■ Rows:
%%

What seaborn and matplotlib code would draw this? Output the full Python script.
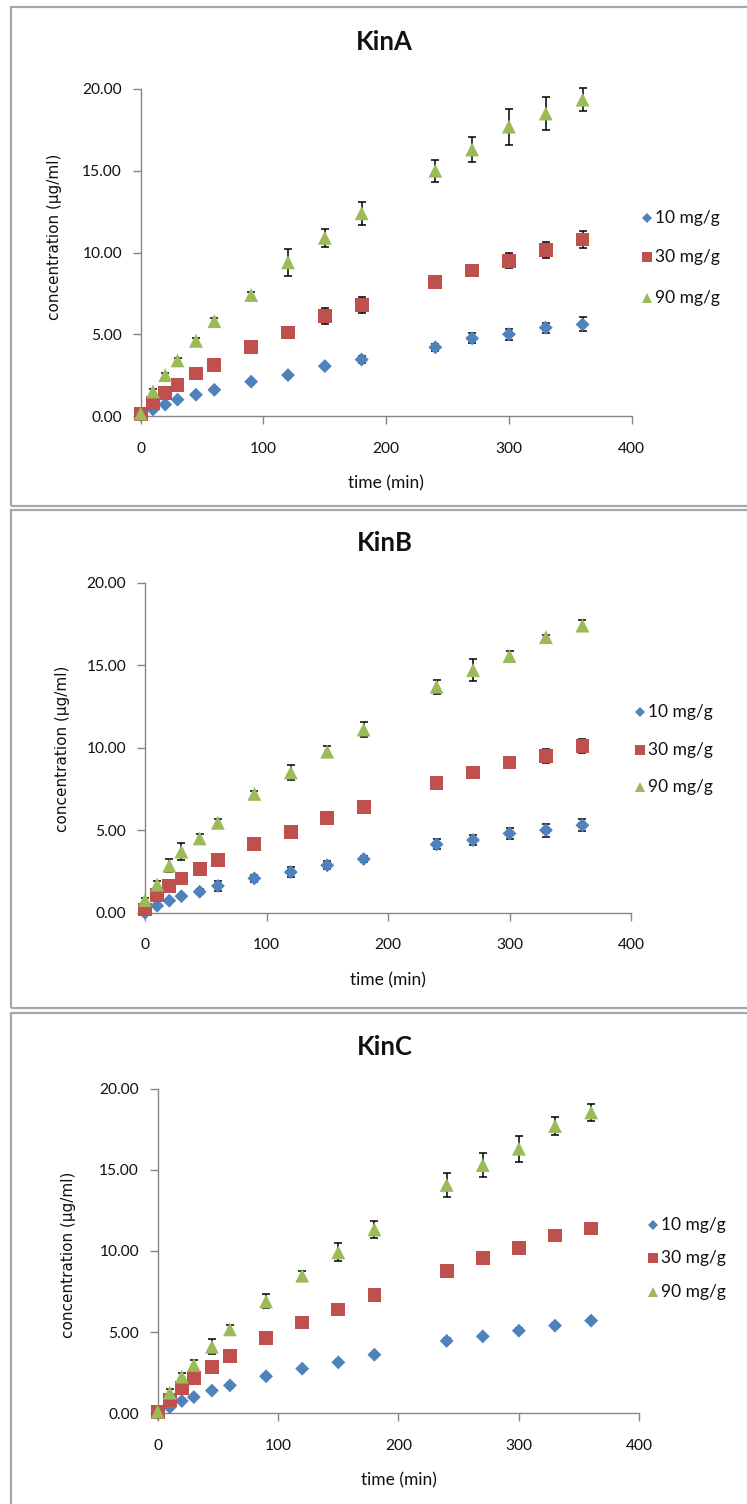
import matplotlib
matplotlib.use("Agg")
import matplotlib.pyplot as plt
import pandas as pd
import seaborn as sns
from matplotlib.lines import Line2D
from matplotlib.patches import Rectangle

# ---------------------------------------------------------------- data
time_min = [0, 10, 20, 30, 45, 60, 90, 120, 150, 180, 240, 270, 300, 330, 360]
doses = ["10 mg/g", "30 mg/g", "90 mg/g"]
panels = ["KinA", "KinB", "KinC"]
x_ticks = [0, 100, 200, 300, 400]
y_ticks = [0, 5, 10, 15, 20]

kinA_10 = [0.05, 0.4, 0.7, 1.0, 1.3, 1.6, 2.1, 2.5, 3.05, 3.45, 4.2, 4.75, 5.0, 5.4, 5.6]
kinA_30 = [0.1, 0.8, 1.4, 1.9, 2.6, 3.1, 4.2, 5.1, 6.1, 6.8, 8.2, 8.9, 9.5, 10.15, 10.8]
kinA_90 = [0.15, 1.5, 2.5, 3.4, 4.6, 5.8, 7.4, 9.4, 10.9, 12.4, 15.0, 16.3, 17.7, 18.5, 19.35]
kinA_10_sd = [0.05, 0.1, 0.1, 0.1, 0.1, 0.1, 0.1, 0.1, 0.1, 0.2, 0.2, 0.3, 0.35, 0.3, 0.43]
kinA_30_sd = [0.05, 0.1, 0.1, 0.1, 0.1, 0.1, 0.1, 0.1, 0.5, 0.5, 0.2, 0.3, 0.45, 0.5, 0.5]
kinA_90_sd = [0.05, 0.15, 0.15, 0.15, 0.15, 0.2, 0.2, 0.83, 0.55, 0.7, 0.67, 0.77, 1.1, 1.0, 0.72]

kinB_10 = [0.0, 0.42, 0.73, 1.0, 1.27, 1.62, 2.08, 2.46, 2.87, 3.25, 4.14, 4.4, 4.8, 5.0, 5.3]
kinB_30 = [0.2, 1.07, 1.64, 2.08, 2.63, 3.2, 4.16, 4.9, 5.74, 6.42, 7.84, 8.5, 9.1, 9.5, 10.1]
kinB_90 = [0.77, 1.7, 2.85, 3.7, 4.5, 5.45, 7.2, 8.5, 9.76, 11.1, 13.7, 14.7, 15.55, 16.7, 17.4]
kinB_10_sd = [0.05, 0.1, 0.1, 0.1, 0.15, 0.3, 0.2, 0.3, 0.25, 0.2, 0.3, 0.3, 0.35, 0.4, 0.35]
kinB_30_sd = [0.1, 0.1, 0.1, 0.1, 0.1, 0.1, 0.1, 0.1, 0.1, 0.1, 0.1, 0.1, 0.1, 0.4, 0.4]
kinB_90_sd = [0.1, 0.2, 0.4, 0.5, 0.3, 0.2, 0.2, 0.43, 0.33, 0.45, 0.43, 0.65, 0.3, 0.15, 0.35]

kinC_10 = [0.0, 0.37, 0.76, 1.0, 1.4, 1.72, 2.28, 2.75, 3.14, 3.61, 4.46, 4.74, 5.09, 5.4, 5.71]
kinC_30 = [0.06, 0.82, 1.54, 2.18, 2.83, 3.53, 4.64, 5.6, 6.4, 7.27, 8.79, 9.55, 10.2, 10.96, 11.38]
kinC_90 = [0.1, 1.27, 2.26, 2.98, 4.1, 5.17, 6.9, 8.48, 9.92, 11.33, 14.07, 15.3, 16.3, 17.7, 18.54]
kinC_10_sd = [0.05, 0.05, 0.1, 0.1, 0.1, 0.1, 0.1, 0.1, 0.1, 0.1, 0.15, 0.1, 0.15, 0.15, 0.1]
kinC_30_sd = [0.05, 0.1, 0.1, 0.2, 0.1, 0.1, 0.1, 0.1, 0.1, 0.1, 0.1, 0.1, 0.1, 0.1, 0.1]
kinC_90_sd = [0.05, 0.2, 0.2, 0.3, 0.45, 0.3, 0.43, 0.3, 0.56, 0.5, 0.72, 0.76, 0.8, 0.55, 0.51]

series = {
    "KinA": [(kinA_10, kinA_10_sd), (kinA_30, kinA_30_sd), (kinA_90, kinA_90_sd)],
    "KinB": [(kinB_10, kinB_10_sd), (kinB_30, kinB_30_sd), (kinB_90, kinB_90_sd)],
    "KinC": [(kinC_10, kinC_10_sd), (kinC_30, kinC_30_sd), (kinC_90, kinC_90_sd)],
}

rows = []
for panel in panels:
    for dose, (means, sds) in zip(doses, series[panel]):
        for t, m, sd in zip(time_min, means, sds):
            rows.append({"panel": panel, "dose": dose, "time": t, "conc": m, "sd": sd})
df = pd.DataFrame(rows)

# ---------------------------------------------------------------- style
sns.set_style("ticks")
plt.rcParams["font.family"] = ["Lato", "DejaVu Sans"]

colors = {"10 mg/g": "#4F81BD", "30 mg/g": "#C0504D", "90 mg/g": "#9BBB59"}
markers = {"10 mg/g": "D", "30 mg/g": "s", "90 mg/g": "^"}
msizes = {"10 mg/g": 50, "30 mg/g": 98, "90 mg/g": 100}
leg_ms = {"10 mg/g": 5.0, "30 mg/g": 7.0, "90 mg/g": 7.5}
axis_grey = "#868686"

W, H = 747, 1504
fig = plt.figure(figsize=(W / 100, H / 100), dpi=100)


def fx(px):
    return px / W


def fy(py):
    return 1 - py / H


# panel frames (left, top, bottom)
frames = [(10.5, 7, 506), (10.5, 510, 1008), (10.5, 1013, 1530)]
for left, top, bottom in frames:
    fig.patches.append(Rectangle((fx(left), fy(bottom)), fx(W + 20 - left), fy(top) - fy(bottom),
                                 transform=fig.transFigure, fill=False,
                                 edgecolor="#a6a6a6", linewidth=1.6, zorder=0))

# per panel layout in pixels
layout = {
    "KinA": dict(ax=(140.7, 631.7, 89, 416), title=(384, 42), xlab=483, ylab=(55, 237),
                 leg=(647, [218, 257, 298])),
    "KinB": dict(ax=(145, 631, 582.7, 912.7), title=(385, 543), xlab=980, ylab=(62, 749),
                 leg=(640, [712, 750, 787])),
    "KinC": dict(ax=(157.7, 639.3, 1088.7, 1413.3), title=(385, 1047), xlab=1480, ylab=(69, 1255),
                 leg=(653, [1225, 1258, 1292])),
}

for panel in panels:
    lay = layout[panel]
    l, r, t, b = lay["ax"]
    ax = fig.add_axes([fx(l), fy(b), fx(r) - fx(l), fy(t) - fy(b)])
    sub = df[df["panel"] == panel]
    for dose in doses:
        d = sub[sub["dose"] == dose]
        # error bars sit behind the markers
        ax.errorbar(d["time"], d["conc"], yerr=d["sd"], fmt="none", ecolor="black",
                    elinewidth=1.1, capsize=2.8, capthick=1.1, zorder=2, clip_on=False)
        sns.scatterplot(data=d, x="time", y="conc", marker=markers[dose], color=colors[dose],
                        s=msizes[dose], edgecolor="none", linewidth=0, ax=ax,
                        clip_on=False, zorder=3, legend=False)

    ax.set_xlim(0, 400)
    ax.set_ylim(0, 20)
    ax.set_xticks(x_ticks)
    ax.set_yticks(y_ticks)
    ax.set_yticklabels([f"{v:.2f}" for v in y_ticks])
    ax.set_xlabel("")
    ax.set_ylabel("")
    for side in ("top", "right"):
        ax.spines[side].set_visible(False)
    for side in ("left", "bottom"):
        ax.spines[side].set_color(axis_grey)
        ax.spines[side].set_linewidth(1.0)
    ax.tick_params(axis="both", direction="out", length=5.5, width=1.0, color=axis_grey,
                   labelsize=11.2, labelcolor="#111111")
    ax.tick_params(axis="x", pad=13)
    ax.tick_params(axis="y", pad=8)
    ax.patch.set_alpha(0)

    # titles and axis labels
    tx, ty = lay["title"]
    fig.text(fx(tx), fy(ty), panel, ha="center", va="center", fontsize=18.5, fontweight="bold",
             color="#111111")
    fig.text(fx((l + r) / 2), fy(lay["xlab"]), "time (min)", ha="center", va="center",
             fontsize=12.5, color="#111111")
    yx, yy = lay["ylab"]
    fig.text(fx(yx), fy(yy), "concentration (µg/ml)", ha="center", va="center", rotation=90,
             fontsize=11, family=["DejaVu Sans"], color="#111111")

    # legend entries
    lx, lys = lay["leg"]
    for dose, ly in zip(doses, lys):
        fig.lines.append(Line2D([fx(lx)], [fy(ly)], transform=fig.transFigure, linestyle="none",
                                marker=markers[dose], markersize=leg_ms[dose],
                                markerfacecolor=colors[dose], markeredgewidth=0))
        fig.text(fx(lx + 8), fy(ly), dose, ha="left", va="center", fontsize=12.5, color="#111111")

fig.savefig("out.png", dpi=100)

%%
%%

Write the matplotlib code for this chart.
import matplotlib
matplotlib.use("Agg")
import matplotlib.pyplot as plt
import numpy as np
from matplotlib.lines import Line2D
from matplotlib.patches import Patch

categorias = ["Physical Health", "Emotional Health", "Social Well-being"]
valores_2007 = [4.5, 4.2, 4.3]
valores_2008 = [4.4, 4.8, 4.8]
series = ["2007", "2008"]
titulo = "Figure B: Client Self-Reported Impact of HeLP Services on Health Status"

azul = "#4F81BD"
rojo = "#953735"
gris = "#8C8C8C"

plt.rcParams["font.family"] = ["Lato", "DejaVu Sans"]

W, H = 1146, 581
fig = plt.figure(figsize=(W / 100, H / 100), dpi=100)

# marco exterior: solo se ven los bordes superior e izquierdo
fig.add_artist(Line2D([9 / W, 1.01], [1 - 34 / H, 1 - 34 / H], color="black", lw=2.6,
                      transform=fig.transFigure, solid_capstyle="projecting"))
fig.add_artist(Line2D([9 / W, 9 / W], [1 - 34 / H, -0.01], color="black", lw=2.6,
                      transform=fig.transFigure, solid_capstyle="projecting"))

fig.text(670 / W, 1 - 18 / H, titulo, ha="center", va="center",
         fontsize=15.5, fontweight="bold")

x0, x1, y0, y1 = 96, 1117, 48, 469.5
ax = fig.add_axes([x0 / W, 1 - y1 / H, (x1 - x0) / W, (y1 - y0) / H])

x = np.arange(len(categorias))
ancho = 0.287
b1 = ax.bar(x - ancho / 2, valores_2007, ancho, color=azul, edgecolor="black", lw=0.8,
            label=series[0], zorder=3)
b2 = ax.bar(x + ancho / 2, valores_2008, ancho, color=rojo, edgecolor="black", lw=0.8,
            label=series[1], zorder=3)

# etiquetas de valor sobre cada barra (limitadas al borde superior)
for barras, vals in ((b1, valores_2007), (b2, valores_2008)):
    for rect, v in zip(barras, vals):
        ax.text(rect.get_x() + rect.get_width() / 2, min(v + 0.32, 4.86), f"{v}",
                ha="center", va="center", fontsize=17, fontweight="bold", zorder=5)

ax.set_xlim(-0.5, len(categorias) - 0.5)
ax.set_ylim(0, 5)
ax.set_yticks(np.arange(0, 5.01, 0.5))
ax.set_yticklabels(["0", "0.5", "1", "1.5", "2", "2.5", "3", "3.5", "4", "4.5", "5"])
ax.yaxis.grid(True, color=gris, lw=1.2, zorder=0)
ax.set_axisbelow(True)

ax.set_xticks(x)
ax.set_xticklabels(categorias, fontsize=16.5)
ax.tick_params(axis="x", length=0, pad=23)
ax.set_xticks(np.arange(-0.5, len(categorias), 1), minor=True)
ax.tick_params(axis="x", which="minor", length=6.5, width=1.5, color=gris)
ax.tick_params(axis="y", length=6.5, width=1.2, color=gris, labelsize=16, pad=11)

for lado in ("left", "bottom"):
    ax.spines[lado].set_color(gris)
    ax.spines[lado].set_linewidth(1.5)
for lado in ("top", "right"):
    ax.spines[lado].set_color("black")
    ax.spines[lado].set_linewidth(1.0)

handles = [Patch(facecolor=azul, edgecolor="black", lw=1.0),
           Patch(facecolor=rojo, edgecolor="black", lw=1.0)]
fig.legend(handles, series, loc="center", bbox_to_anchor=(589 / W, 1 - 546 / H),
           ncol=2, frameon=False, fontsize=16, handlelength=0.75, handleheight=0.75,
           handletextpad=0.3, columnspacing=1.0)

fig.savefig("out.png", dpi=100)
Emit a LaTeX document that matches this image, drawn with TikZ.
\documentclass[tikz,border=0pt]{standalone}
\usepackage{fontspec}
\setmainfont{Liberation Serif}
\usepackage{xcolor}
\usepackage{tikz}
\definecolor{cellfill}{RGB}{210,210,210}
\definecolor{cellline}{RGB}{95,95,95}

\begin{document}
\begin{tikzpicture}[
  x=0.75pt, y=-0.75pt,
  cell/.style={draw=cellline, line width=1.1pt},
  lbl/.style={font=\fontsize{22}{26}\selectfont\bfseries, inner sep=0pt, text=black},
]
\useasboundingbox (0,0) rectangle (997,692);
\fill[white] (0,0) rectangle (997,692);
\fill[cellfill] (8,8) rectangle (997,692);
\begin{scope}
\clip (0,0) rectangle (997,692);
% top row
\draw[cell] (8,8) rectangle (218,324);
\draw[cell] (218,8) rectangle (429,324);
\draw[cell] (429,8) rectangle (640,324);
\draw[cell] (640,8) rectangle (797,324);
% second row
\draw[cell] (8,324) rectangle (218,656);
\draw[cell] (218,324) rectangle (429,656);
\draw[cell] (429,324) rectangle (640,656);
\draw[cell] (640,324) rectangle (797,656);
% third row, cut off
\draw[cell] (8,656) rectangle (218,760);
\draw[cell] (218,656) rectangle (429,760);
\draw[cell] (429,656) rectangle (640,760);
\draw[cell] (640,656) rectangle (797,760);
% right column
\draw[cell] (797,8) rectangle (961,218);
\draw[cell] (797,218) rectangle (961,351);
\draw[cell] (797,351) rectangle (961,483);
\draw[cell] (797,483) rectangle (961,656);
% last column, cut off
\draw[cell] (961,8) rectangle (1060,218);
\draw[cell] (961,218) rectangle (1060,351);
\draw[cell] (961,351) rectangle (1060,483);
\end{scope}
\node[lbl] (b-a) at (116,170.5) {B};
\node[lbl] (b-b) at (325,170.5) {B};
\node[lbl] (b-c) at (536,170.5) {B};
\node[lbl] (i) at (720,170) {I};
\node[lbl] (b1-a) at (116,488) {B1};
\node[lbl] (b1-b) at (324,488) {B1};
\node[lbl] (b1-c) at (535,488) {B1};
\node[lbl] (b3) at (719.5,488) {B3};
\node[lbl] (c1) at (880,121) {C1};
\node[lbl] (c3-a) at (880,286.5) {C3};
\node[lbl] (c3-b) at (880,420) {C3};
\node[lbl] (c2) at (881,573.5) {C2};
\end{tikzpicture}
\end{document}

%%
%%

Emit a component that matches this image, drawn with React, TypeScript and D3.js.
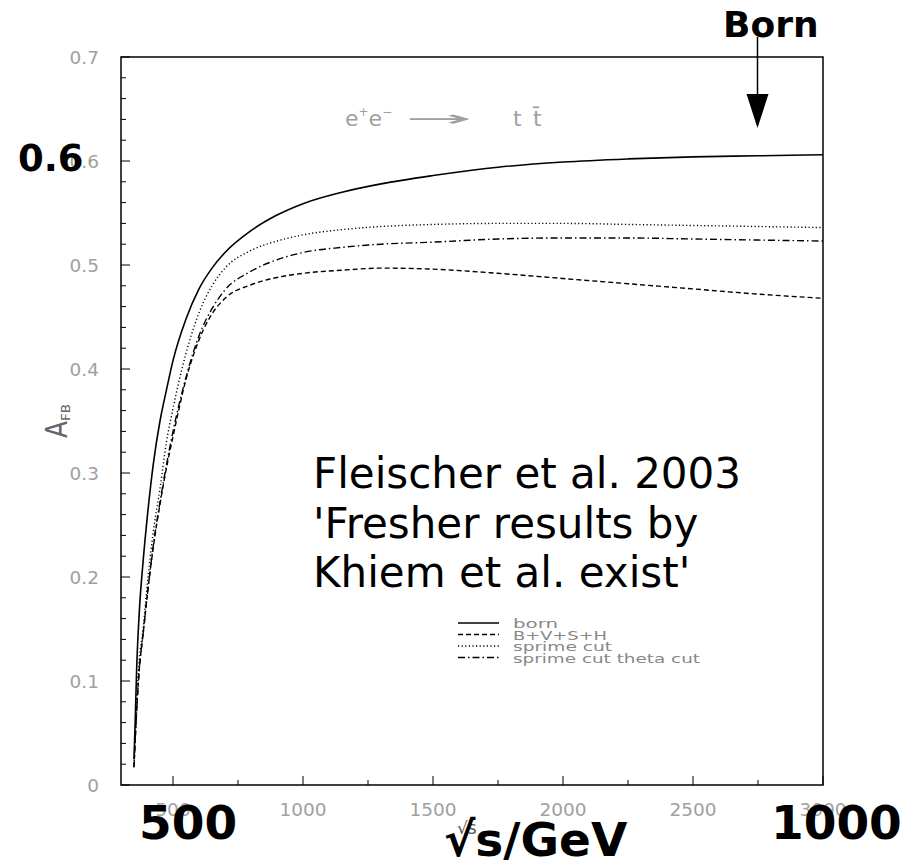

%%

■ Given exercise:
Copy exactly the material above from the line with "What seaborn and" to the line with "0.8, 0.55, 0.51]", ends included, and nothing else. Leave out any picture.

■ Result for this exercise:
What seaborn and matplotlib code would draw this? Output the full Python script.
import matplotlib
matplotlib.use("Agg")
import matplotlib.pyplot as plt
import pandas as pd
import seaborn as sns
from matplotlib.lines import Line2D
from matplotlib.patches import Rectangle

# ---------------------------------------------------------------- data
time_min = [0, 10, 20, 30, 45, 60, 90, 120, 150, 180, 240, 270, 300, 330, 360]
doses = ["10 mg/g", "30 mg/g", "90 mg/g"]
panels = ["KinA", "KinB", "KinC"]
x_ticks = [0, 100, 200, 300, 400]
y_ticks = [0, 5, 10, 15, 20]

kinA_10 = [0.05, 0.4, 0.7, 1.0, 1.3, 1.6, 2.1, 2.5, 3.05, 3.45, 4.2, 4.75, 5.0, 5.4, 5.6]
kinA_30 = [0.1, 0.8, 1.4, 1.9, 2.6, 3.1, 4.2, 5.1, 6.1, 6.8, 8.2, 8.9, 9.5, 10.15, 10.8]
kinA_90 = [0.15, 1.5, 2.5, 3.4, 4.6, 5.8, 7.4, 9.4, 10.9, 12.4, 15.0, 16.3, 17.7, 18.5, 19.35]
kinA_10_sd = [0.05, 0.1, 0.1, 0.1, 0.1, 0.1, 0.1, 0.1, 0.1, 0.2, 0.2, 0.3, 0.35, 0.3, 0.43]
kinA_30_sd = [0.05, 0.1, 0.1, 0.1, 0.1, 0.1, 0.1, 0.1, 0.5, 0.5, 0.2, 0.3, 0.45, 0.5, 0.5]
kinA_90_sd = [0.05, 0.15, 0.15, 0.15, 0.15, 0.2, 0.2, 0.83, 0.55, 0.7, 0.67, 0.77, 1.1, 1.0, 0.72]

kinB_10 = [0.0, 0.42, 0.73, 1.0, 1.27, 1.62, 2.08, 2.46, 2.87, 3.25, 4.14, 4.4, 4.8, 5.0, 5.3]
kinB_30 = [0.2, 1.07, 1.64, 2.08, 2.63, 3.2, 4.16, 4.9, 5.74, 6.42, 7.84, 8.5, 9.1, 9.5, 10.1]
kinB_90 = [0.77, 1.7, 2.85, 3.7, 4.5, 5.45, 7.2, 8.5, 9.76, 11.1, 13.7, 14.7, 15.55, 16.7, 17.4]
kinB_10_sd = [0.05, 0.1, 0.1, 0.1, 0.15, 0.3, 0.2, 0.3, 0.25, 0.2, 0.3, 0.3, 0.35, 0.4, 0.35]
kinB_30_sd = [0.1, 0.1, 0.1, 0.1, 0.1, 0.1, 0.1, 0.1, 0.1, 0.1, 0.1, 0.1, 0.1, 0.4, 0.4]
kinB_90_sd = [0.1, 0.2, 0.4, 0.5, 0.3, 0.2, 0.2, 0.43, 0.33, 0.45, 0.43, 0.65, 0.3, 0.15, 0.35]

kinC_10 = [0.0, 0.37, 0.76, 1.0, 1.4, 1.72, 2.28, 2.75, 3.14, 3.61, 4.46, 4.74, 5.09, 5.4, 5.71]
kinC_30 = [0.06, 0.82, 1.54, 2.18, 2.83, 3.53, 4.64, 5.6, 6.4, 7.27, 8.79, 9.55, 10.2, 10.96, 11.38]
kinC_90 = [0.1, 1.27, 2.26, 2.98, 4.1, 5.17, 6.9, 8.48, 9.92, 11.33, 14.07, 15.3, 16.3, 17.7, 18.54]
kinC_10_sd = [0.05, 0.05, 0.1, 0.1, 0.1, 0.1, 0.1, 0.1, 0.1, 0.1, 0.15, 0.1, 0.15, 0.15, 0.1]
kinC_30_sd = [0.05, 0.1, 0.1, 0.2, 0.1, 0.1, 0.1, 0.1, 0.1, 0.1, 0.1, 0.1, 0.1, 0.1, 0.1]
kinC_90_sd = [0.05, 0.2, 0.2, 0.3, 0.45, 0.3, 0.43, 0.3, 0.56, 0.5, 0.72, 0.76, 0.8, 0.55, 0.51]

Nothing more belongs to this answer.